Au niveau du style, on apprécie, outre la sûreté de la technique, une approche fine et élégante, anti-spectaculaire, même si parfois un peu sèche (plutôt dans les enregistrements les plus anciens). On ne sera pas étonné de l’entente avec Bernard Haitink dans des concertos de Beethoven et de Brahms à la beauté apollinienne d’un grand style. Notons que le coffret propose également deux autres versions de ces concertos et, pour l'anecdote, qu’à l’occasion de l’enregistrement de la première version du concerto de Beethoven avec Willem Van Otterloo à La Haye, les ingénieurs de Philips avaient demandé au violoniste d'accélérer la cadence afin que la durée totale de l’enregistrement ne dépasse pas le nombre de faces de LP envisagé !  Autres grands moments  : le Concerto n°4 de Vieuxtemps qui revêt d’une élégance insoupçonnée alors que  le Concerto de Dvořák brille dans une lumière tamisée. Enfin, saluons des lectures magnifiquement fluides et d’une grande musicalité de pièces de Saint-Saens (Havanaise et Introduction et Rondo capriccioso) avec Bernard Haitink et Ravel (Tzigane) avec Kirill Kondrashin.  

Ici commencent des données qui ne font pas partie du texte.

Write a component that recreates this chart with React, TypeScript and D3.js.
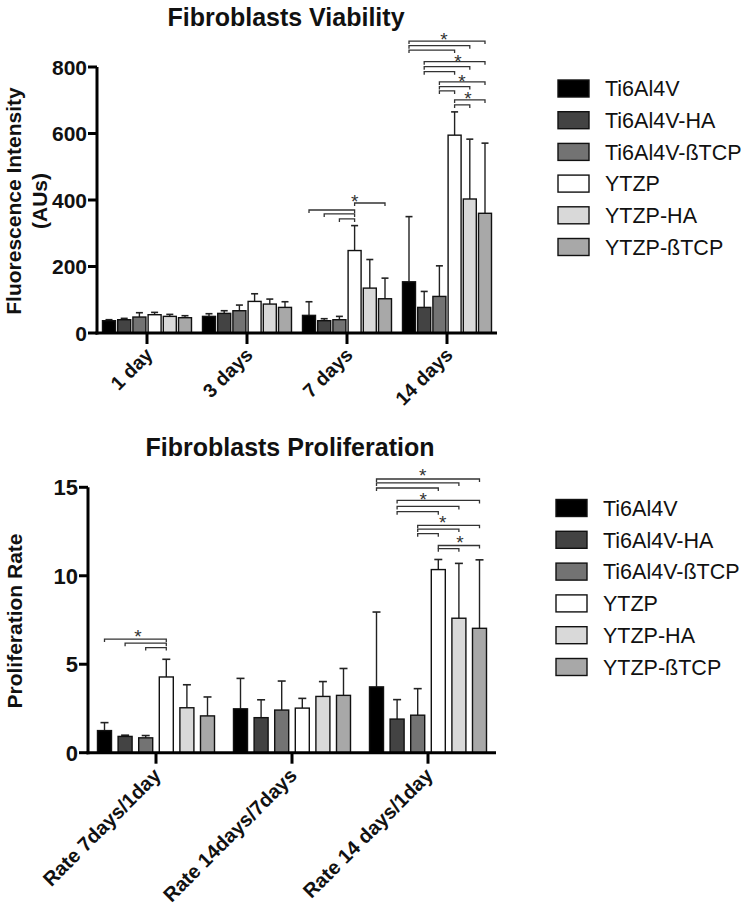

Côté musique de chambre : d’excellents et racés duos de Béla Bartók avec Theo Olof et un album Mozart comprenant des œuvres avec hautbois, Krebbers est dans l'équipe de cordes qui tisse un fabuleux écrin au musicien. 

En soliste de l’orchestre, outre la Shéhérazade mentionnée en début d’article, on retrouve des Strauss de haute tenue : Ainsi parlait Zarathoustra et La Vie de Héros avec ses redoutables solos de violon. 

En conclusion, un portrait passionnant d’un musicien sincère et attachant, un grand styliste du jeu avec un son à la fois brillant et lumineux. Une belle réalisation pour les amoureux de l’instrument.